New winds in wine packaging: lightweight and environmentally friendly

A lightweight glass bottle will protect wine equally well as a heavier one, but its carbon footprint is noticeably smaller. Other packaging materials are also suitable for products that will not be stored for a long time.

Packaging accounts for about a third of the climate impacts of wine – and more than 40 per cent without recycling. The lighter and more recyclable the packaging, the smaller its environmental loading. Alko’s Product Communications Manager, Master of Wine Taina Vilkuna, reminds us that, “Wine packaging is also used to create an image.

When wine is packaged in a large, heavy bottle, the desired message is that this is a high-quality project that is well protected by a sturdy bottle.”

In reality, a 330-gram glass bottle will protect wine equally well as a bottle weighing several kilos – even during long-term storage. The difference is that the carbon footprint of the lightweight bottle is significantly smaller.

Vilkuna is happy that the situation is changing. Consumers have begun to demand both lightweight and environmentally friendly packaging. Ecological thinking is also becoming more prevalent among wine producers and marketers.

Glass bottles are good for sparkling wine and long-term storage

A glass bottle is a good option when you intend to store wine for a long time, that is, from a year to decades. Glass provides excellent protection for wine. Glass keeps out oxygen, which will age wine over time.

Glass is also the best material for bottling sparkling wines.

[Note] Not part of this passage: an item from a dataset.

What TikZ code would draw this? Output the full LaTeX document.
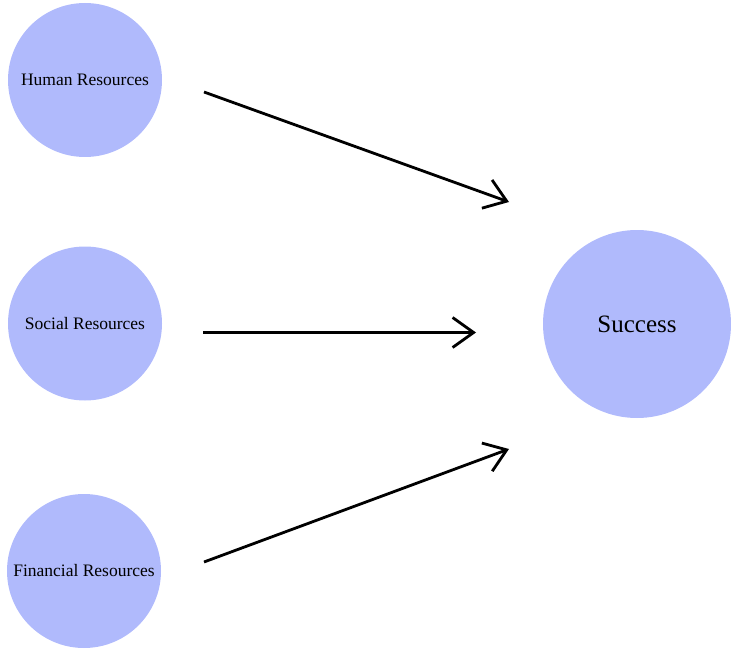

The pressure inside a champagne bottle is equivalent to six atmospheres – the same as you would find in a truck tyre. Thick glass can easily withstand such pressure.

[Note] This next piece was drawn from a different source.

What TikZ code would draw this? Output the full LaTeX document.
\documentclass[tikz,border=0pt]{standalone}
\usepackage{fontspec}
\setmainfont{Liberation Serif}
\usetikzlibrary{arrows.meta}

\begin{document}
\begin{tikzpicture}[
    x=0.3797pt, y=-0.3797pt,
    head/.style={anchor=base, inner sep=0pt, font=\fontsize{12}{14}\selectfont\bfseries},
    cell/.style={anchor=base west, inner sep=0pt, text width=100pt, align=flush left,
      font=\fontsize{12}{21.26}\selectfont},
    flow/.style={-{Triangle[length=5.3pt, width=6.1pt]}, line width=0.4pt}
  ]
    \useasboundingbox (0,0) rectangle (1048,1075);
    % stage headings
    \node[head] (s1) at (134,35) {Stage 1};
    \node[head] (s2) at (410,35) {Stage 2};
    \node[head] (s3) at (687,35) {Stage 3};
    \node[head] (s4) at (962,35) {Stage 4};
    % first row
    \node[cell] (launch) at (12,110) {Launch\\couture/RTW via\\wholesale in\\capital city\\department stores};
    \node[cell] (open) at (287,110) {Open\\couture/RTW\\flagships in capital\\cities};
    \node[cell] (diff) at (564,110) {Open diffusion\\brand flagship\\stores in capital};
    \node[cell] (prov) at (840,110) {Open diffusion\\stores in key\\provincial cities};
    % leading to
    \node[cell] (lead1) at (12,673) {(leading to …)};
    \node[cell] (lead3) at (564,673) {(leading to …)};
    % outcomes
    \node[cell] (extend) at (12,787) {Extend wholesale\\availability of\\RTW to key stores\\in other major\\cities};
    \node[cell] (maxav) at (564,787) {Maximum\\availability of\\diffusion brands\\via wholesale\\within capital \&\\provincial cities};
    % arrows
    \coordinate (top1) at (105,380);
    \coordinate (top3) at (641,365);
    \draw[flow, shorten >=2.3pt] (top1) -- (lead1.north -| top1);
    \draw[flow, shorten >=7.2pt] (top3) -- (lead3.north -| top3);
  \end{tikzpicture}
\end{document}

Vilkuna notes that there is no point going over the top here either. Alko has categorised wine bottles weighing less than 420 grams as environmentally friendly packaging. For sparkling wines, the maximum weight for environmentally friendly glass bottles is 835 grams.

Plastic bottles are good for wine that will be consumed fresh

The majority of wines are bought to be consumed fresh rather than being stored in a cellar.

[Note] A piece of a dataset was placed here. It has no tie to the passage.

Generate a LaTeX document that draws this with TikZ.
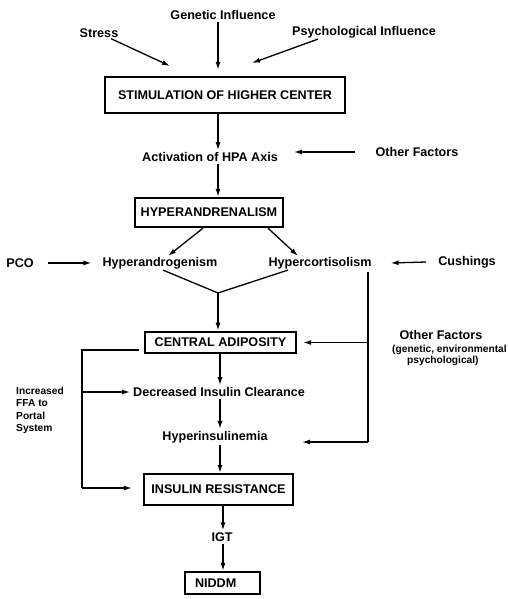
\documentclass[tikz,border=0pt]{standalone}
\usepackage{fontspec}
\setmainfont{Liberation Sans}
\usetikzlibrary{arrows.meta}
\begin{document}
\begin{tikzpicture}[x=1pt,y=-1pt,
  every node/.style={font=\fontsize{12.6}{14}\selectfont\bfseries, inner sep=2pt},
  small/.style={font=\fontsize{10.2}{12.5}\selectfont\bfseries},
  boxed/.style={draw, line width=2.4pt, inner sep=0pt},
  conn/.style={line width=1.3pt},
  arr/.style={conn, -{Latex[length=8pt,width=5pt]}}]
\useasboundingbox (0,0) rectangle (508,599);

% vertical spine of the main chain
\coordinate (spine) at (218,0);

% top influences
\node (stress) at (99,33) {Stress};
\node (genetic) at (223,15) {Genetic Influence};
\node (psych) at (364,32) {Psychological Influence};

\node[boxed, minimum width=240pt, minimum height=36pt] (stim) at (225,95) {STIMULATION OF HIGHER CENTER};

\coordinate (stressend) at (170,66);
\coordinate (psychend) at (252,63);
\draw[arr] ([xshift=12pt,yshift=1pt]stress.south) -- (stressend);
\draw[arr] (genetic.south -| spine) -- ([yshift=6pt]stim.north -| spine);
\draw[arr] ([xshift=-46pt,yshift=1pt]psych.south) -- (psychend);

% HPA axis
\node (act) at (210,157) {Activation of HPA Axis};
\node (of1) at (417,152) {Other Factors};
\draw[arr] (stim.south -| spine) -- (act.north -| spine);
\draw[arr] ([xshift=-18pt]of1.west) -- ([xshift=14pt]of1.west -| act.east);

\node[boxed, minimum width=148pt, minimum height=29pt] (hyper) at (209,212.5) {HYPERANDRENALISM};
\draw[arr] (act.south -| spine) -- (hyper.north -| spine);

% androgen / cortisol branches
\node (pco) at (20,263) {PCO};
\node (handro) at (160,263) {Hyperandrogenism};
\node (hcort) at (320,263) {Hypercortisolism};
\node (cush) at (467,262) {Cushings};

\draw[arr] ([xshift=-6pt]hyper.south) -- ([xshift=8pt,yshift=-1pt]handro.north);
\draw[arr] ([xshift=59pt]hyper.south) -- ([xshift=-22pt,yshift=-1pt]hcort.north);
\draw[arr] ([xshift=12pt]pco.east) -- ([xshift=-9pt]handro.west);
\draw[arr] ([xshift=-10pt]cush.west) -- ([xshift=17pt]hcort.east);

\coordinate (merge) at (218,293);
\draw[conn] ([xshift=3pt,yshift=1pt]handro.south) -- (merge) -- ([xshift=-32pt,yshift=1pt]hcort.south);

\node[boxed, minimum width=151pt, minimum height=21.5pt] (ca) at (220.5,342.5) {CENTRAL ADIPOSITY};
\draw[arr] (merge) -- (ca.north -| spine);

% right-hand bracket: other factors
\coordinate (rtop) at (368,272);
\coordinate (rbot) at (368,442);
\coordinate (rend) at (302,442);
\node (of2) at (441,335) {Other Factors};
\node[small, anchor=west, inner sep=0pt] (of2a) at (392,350) {(genetic, environmental};
\node[small, anchor=west, inner sep=0pt] (of2b) at (407,361) {psychological)};

% insulin chain
\node (dic) at (219,392) {Decreased Insulin Clearance};
\node (hins) at (215,437) {Hyperinsulinemia};
\node[boxed, minimum width=149pt, minimum height=31pt] (ir) at (218.5,489.5) {INSULIN RESISTANCE};
\node (igt) at (222,537) {IGT};
\node[boxed, minimum width=75pt, minimum height=22pt, text width=75pt, align=left] (niddm) at (222.5,583) {\hspace*{10pt}NIDDM};

\coordinate (spine2) at (220,0);
\coordinate (spine3) at (223,0);
\draw[arr] ([yshift=2pt]ca.south -| spine2) -- (dic.north -| spine2);
\draw[arr] (dic.south -| spine2) -- (hins.north -| spine2);
\draw[arr] (hins.south -| spine2) -- (ir.north -| spine2);
\draw[arr] ([yshift=1pt]ir.south -| spine3) -- (igt.north -| spine3);
\draw[arr] (igt.south -| spine3) -- (niddm.north -| spine3);

% right bracket connectors
\draw[conn] (rtop) -- (rbot);
\draw[arr] (rtop |- ca.east) -- ([xshift=6pt]ca.east);
\draw[arr] (rbot) -- (rend);

% left loop: increased FFA to portal system
\coordinate (lcorner) at (82,350);
\coordinate (lbot) at (82,488);
\node[small, align=left, anchor=west, inner sep=0pt] (ffa) at (16,410.5) {Increased\\FFA to\\Portal\\System};
\draw[conn] ([xshift=-5pt]ca.west |- lcorner) -- (lcorner) -- (lbot);
\draw[arr] (lbot) -- ([xshift=-11pt]ir.west |- lbot);
\draw[arr] (lcorner |- dic.west) -- ([xshift=-1pt]dic.west);
\end{tikzpicture}
\end{document}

“A plastic bottle is a good option for wines that will be drunk relatively soon rather than being stored. The carbon footprint of a plastic bottle is also noticeably smaller than that of a glass bottle,” says Vilkuna.

Juha Viikari, Alko’s Quality Control Manager, agrees with Vilkuna.

“If you don’t intend to store wine for more than a year, other materials are on a par with glass. The packaging material itself does not detract from a wine’s quality. Plastic will let through a small amount of oxygen, but this will not be significant for short-term storage,” says Viikari.

People are starting to understand that wine does not always need to come in a glass bottle. Viikari says that a similar cultural shift has already occurred with regard to screw caps. Only 10–15 years ago, people thought that screw caps could only be used for wines of slightly poorer quality. Nobody thinks like this any more.

These days, New World wines are typically available in bags, boxes and plastic bottles. Wine culture in countries such as Australia and the USA has not been strangled by old traditions and regulations as it has been in Europe. But new and innovative wine packaging is continually being developed in both Europe and the New World.

Single-serving wine bags, flat plastic bottles and other packaging innovations

At a quick glance, this bottle looks normal. The wow effect only comes into play when you examine it more closely. It is indeed flat and has been manufactured from recycled PET plastic.


Flat plastic bottles are just one example of new innovative packaging methods.

According to Alko’s Sustainable Development Manager Laura Varpasuo, flat plastic bottles are just one example of the new and innovative wine packaging that is being launched globally. Watertight wood-fibre packaging has also been developed in Finland.

“Wood-fibre packaging is still experiencing some issues with regard to water- and airtightness. However, wood-fibre bottles are sure to make a breakthrough at some point. It would be great if they could come from Finland – the land of forests and engineers,” says Vilkuna.

Other new inventions include the single-serving wine bags that are already on sale at Alko.

“Wouldn’t it be handy to be able to buy slightly pricier wine like this? Or if you only want a glass of wine, you don’t have to buy a whole bottle,” says Varpasuo.

Vilkuna also mentions aluminium cans of wine, which are now of much higher quality.

Many new types of packaging seek to combine ecology with the familiar aesthetics of glass bottles, as the nature of the packaging itself already indicates that it is environmentally friendly.

“We have encouraged our suppliers to offer us products with more environmentally friendly packaging. When we are offered good, innovative packaging, we will introduce it into Alko’s selection. The content will, of course, still have to meet our standard criteria for selection. When it comes to industry development, we hope and believe that people in Finland are ready to try new packaging in the same way they are keen to taste new wines,” says Varpasuo.